Cross-corpus findings
Across 10 papers and 245 claims.
Key patterns
Where it worked, it worked cleanly.
Of the 68 verified claims, most matched the paper's reported result on first run. Computational papers with well-structured repositories and pre-computed arrays on Zenodo were the most tractable. The failure rate where code and data were both available was near zero.
Data availability is the dominant blocker.
Most claims could not be verified because the underlying data — raw imaging, electrophysiology recordings, or immunostaining scans — was not in any public deposit. Code was typically available; data was not.
API breakage was the most common code issue.
The most common reproducibility failure was deprecated library APIs (e.g., matplotlib 3.8 removing
w_xaxis). These are one-line fixes that
prevent automated figure comparison but do not affect the underlying computation.
Observational claims need a different verification model.

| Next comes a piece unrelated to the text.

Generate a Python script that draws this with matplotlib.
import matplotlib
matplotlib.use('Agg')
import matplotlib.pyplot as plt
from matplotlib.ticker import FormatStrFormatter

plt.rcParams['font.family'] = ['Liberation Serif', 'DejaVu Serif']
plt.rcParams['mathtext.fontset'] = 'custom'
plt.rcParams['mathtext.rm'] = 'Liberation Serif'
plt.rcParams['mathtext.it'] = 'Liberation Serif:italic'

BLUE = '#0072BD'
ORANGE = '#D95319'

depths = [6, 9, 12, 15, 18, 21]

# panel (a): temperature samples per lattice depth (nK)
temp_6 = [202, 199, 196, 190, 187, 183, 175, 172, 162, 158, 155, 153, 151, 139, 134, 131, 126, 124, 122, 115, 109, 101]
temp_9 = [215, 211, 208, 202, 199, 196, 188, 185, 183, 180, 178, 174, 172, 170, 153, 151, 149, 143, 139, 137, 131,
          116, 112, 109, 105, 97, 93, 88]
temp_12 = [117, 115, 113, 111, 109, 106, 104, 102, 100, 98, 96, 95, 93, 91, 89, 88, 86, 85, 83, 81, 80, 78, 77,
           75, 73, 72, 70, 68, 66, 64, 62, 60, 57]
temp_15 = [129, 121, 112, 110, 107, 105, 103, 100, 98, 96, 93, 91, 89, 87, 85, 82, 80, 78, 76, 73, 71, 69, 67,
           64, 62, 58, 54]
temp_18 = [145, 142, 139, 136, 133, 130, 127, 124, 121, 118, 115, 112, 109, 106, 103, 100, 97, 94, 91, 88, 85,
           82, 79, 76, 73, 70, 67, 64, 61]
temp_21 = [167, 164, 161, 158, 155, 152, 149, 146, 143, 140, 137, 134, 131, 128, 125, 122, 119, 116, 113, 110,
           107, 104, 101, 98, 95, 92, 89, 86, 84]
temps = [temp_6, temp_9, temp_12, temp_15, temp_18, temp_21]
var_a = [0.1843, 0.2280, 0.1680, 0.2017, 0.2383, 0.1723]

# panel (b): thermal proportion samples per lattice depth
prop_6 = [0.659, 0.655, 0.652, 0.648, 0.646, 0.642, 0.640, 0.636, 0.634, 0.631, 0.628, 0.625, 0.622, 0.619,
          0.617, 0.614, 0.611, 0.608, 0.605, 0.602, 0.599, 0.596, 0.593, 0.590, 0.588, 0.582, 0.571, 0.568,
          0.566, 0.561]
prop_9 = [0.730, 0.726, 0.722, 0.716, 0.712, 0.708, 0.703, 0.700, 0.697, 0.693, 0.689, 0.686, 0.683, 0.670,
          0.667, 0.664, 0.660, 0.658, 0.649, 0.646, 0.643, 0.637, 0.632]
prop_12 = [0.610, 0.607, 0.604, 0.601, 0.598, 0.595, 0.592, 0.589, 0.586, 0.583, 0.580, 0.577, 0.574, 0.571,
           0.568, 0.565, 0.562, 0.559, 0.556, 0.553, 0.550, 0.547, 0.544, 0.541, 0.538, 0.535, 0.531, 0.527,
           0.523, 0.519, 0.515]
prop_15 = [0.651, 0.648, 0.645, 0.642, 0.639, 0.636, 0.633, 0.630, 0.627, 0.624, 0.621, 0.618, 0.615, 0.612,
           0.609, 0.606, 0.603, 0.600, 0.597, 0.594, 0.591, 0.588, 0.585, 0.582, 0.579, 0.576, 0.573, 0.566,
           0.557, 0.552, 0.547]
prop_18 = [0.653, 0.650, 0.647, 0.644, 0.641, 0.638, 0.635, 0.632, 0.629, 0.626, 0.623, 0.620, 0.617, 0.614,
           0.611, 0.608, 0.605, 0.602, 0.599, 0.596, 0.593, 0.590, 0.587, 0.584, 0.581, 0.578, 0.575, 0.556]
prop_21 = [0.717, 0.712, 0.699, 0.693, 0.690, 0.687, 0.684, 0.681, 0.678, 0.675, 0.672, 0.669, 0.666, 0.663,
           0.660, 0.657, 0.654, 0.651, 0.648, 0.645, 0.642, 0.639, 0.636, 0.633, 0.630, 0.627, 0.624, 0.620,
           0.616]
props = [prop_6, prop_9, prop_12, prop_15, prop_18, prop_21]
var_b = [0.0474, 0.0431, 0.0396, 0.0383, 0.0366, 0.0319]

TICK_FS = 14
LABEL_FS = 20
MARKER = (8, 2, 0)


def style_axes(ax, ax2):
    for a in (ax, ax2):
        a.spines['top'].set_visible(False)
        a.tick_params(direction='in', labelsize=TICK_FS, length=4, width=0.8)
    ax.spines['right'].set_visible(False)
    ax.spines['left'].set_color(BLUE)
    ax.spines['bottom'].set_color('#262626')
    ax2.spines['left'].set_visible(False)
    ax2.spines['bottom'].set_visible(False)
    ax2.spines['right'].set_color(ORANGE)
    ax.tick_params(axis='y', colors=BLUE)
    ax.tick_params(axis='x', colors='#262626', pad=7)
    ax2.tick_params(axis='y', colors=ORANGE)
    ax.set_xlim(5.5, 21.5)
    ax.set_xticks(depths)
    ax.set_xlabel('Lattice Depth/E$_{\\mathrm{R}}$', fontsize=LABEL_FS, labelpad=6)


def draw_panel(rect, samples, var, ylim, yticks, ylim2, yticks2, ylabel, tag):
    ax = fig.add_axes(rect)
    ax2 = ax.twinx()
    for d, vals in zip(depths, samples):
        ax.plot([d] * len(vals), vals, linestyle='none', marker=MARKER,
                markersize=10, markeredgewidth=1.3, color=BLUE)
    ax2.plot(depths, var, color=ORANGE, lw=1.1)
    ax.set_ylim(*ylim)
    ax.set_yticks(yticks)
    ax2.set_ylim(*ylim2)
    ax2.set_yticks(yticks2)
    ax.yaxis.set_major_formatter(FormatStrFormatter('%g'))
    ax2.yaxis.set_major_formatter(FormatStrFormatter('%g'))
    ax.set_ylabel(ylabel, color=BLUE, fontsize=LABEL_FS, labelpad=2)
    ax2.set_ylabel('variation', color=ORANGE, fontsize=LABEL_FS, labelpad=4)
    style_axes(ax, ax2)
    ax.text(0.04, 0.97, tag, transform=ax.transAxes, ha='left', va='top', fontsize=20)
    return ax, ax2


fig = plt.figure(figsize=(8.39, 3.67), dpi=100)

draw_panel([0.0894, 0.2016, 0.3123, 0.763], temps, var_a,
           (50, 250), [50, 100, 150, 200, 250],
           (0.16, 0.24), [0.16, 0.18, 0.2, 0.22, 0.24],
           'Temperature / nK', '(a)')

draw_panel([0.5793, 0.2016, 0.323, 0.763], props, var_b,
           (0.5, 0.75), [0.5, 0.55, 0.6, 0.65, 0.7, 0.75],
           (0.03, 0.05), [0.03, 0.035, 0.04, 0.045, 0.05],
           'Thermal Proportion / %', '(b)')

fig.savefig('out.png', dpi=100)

Anatomical atlas papers (e.g., Artiushin spider brain atlas) contain claims whose "reproduction" means inspecting the deposited volume, not re-computing a statistic. The claim graph method surfaces this explicitly: these claims are valid but require a different reproduction pathway.
Assessment claims are the most tractable layer.
Of 26 assessment claims (model scope, assumptions, methodological constraints), nearly all could be verified by code inspection alone — no data required. Making these explicit is itself a contribution: the assumptions are in the code, not the paper prose.